• [DIRECTION]: Begin with the first line of the material and copy each line word for word through the line that contains "import plotly.graph_objects as go"; the pictures are left out.

• [DATA EXTRACT]:

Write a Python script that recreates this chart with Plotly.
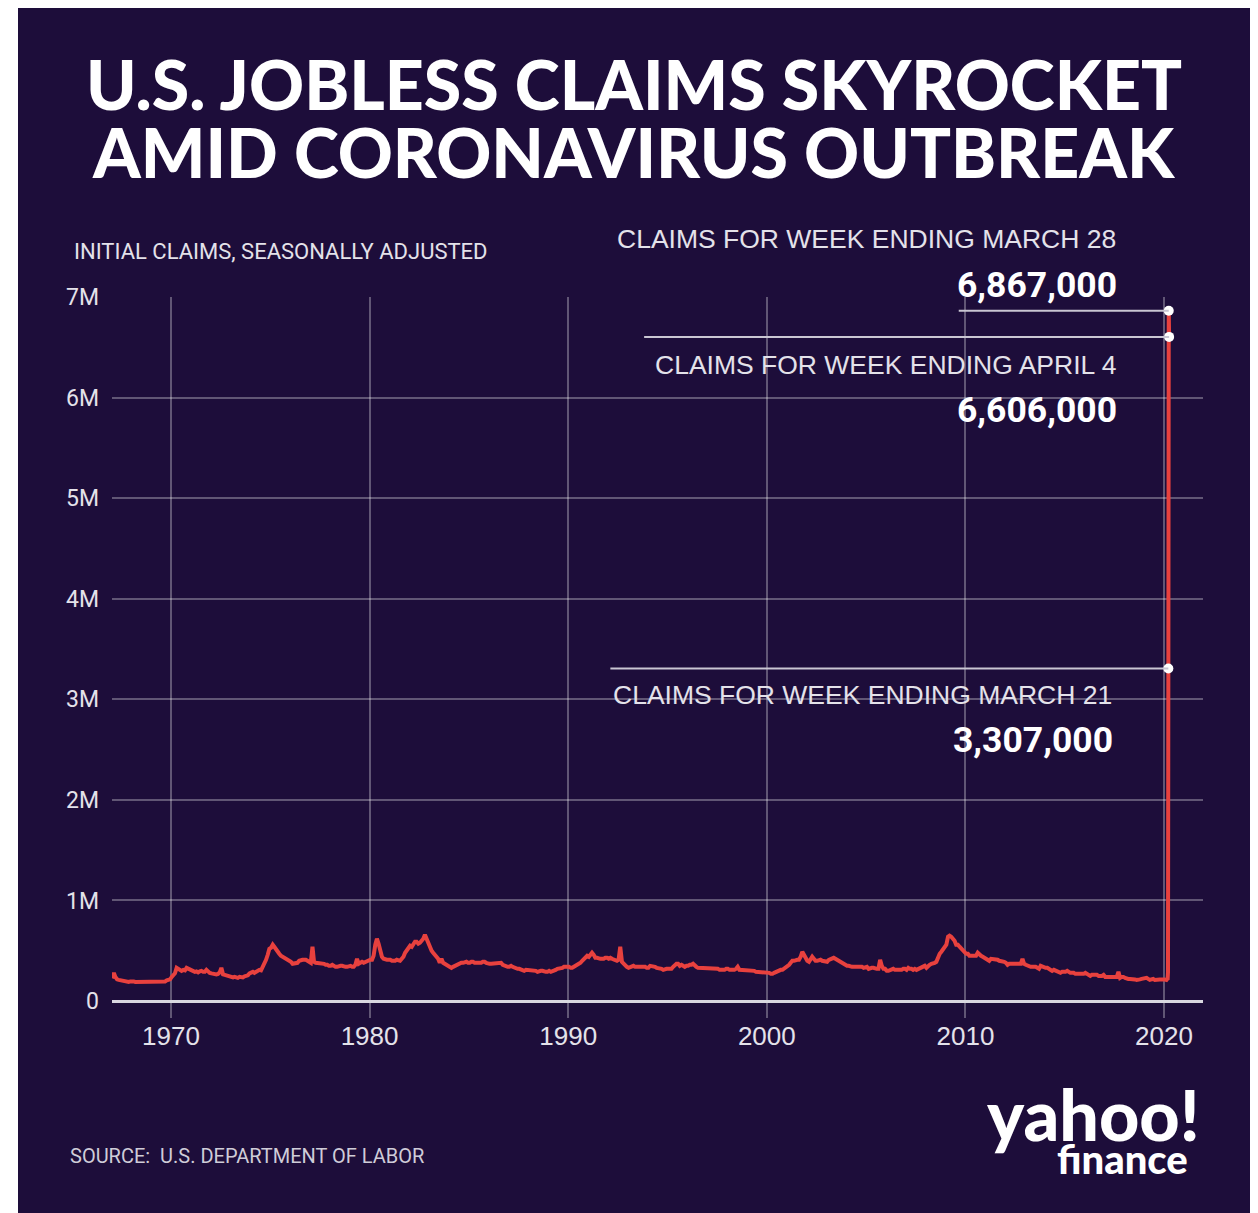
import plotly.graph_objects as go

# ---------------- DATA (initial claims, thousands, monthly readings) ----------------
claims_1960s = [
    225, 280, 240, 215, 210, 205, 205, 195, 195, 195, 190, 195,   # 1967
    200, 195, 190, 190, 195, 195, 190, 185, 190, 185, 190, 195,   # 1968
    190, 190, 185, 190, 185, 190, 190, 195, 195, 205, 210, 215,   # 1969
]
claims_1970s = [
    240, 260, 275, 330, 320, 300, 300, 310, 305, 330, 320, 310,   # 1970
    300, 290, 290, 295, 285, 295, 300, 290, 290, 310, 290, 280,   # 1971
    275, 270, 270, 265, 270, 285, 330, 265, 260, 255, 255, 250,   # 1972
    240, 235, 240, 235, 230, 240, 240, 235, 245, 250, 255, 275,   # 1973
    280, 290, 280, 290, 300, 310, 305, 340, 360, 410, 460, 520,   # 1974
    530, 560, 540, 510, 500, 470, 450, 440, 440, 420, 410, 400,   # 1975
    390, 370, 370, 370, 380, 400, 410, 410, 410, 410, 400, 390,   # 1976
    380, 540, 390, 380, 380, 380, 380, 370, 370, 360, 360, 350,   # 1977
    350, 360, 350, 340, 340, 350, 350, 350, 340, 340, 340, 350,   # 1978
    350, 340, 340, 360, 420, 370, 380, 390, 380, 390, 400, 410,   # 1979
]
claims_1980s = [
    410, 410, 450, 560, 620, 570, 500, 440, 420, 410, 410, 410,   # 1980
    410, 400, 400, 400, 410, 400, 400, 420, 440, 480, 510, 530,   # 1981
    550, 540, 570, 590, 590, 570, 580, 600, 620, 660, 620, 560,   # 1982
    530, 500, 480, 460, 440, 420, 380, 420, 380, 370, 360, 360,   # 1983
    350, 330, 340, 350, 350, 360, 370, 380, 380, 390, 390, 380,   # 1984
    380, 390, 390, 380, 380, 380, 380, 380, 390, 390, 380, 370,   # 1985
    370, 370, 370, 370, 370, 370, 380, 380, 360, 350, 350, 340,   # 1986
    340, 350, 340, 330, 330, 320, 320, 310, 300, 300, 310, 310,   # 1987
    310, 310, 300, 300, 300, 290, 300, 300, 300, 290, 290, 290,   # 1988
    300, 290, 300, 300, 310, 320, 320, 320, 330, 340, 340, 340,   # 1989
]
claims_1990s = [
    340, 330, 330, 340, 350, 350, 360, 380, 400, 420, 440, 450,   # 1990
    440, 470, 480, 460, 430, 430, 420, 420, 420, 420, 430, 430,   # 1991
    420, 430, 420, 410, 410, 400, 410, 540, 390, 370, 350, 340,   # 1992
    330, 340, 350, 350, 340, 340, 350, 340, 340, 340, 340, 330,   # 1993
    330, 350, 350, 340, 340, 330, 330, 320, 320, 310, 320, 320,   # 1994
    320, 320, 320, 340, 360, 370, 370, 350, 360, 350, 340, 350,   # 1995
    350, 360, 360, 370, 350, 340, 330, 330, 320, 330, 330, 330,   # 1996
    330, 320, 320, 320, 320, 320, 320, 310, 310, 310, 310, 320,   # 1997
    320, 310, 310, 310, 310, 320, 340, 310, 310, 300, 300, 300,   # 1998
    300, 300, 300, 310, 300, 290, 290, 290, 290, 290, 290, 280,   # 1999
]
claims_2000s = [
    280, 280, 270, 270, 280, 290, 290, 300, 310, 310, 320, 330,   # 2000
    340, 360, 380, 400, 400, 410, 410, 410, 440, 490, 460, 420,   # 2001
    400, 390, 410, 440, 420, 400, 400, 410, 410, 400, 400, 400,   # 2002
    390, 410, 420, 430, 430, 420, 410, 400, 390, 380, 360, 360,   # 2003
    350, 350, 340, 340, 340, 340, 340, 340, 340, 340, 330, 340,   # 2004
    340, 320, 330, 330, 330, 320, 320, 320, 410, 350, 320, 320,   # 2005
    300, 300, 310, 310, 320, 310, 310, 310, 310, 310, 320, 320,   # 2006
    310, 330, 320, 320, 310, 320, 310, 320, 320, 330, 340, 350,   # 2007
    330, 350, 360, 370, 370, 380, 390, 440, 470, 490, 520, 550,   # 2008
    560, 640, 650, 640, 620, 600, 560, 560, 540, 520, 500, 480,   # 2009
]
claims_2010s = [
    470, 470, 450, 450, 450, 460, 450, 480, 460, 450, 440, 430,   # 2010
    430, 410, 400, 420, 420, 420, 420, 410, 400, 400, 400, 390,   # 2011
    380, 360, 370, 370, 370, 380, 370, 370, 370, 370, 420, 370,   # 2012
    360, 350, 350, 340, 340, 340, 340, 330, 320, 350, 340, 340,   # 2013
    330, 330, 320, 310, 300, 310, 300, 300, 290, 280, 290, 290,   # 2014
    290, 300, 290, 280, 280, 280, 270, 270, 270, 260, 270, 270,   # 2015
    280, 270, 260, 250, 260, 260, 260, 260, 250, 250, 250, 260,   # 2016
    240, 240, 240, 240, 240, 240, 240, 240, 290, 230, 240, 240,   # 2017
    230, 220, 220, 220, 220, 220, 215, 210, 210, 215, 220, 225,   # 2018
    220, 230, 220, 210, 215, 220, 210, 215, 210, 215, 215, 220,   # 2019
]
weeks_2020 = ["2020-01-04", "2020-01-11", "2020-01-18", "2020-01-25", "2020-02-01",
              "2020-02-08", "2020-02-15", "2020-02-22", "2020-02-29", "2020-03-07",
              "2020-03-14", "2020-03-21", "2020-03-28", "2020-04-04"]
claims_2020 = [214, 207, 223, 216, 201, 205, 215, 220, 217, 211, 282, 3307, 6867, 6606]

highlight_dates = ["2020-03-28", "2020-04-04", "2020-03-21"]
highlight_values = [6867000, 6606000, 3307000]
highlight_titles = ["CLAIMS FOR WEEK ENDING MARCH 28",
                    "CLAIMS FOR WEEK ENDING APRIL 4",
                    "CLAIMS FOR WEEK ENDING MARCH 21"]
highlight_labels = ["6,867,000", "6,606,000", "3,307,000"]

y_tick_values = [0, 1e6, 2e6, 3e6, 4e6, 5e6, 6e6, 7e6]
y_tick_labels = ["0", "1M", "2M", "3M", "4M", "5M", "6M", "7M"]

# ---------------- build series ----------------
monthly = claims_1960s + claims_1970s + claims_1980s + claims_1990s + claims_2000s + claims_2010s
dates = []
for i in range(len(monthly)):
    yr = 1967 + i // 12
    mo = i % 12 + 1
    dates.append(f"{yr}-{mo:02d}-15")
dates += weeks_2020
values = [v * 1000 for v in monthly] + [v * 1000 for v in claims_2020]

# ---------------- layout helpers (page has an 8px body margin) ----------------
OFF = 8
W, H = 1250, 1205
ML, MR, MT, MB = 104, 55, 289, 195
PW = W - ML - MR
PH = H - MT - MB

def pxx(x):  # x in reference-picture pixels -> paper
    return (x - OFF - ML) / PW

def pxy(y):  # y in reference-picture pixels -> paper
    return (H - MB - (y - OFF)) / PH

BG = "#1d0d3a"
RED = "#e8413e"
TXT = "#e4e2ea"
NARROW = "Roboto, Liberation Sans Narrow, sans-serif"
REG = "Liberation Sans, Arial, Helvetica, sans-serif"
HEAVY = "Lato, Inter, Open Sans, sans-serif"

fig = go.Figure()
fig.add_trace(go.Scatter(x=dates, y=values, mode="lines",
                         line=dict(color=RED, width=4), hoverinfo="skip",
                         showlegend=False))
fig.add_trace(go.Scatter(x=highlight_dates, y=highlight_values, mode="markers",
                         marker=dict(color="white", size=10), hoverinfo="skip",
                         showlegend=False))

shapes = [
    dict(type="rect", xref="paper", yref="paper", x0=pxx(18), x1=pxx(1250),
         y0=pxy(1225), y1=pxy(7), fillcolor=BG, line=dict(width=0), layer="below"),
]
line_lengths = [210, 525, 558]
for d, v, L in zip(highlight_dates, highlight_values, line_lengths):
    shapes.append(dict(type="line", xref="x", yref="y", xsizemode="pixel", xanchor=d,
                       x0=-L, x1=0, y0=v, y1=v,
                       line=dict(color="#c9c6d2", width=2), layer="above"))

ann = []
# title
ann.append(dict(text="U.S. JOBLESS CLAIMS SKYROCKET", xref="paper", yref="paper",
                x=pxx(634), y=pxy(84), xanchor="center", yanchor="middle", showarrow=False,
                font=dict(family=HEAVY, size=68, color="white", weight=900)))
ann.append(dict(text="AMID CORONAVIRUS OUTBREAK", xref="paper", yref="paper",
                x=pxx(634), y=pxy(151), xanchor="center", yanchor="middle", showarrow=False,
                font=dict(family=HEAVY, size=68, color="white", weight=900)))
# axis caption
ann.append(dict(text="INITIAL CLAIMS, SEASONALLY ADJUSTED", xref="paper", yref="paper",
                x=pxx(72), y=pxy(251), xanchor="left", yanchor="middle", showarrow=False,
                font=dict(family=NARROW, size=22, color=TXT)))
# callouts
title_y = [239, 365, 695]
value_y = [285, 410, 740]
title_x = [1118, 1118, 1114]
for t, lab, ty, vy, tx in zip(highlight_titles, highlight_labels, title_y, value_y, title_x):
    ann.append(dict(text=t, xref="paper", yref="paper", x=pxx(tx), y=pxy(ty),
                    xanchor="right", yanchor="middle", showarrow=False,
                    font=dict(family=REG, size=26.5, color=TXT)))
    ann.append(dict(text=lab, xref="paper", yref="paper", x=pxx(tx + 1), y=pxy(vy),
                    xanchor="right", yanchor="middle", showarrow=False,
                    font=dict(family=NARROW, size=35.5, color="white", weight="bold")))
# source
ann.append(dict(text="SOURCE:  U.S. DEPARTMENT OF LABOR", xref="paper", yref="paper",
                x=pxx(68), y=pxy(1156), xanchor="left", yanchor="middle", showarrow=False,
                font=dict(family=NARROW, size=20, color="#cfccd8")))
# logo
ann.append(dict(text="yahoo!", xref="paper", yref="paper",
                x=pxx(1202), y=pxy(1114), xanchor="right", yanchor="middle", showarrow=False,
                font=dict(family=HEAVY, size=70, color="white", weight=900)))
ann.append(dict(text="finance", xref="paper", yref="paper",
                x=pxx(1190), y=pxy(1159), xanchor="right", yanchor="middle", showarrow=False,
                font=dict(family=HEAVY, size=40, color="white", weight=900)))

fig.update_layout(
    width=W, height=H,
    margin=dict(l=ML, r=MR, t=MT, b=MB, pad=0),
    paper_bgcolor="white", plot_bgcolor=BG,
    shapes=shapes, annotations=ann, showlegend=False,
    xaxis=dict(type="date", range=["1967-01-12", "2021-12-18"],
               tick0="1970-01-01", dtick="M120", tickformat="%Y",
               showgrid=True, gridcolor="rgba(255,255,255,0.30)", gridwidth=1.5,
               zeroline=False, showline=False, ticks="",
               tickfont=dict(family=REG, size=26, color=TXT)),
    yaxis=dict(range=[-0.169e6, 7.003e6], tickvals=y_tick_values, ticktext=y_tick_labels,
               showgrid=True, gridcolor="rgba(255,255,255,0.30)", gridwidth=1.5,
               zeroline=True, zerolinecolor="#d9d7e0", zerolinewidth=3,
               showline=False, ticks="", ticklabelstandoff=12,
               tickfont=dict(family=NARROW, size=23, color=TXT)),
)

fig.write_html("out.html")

• [THE RESULT]:
Write a Python script that recreates this chart with Plotly.
import plotly.graph_objects as go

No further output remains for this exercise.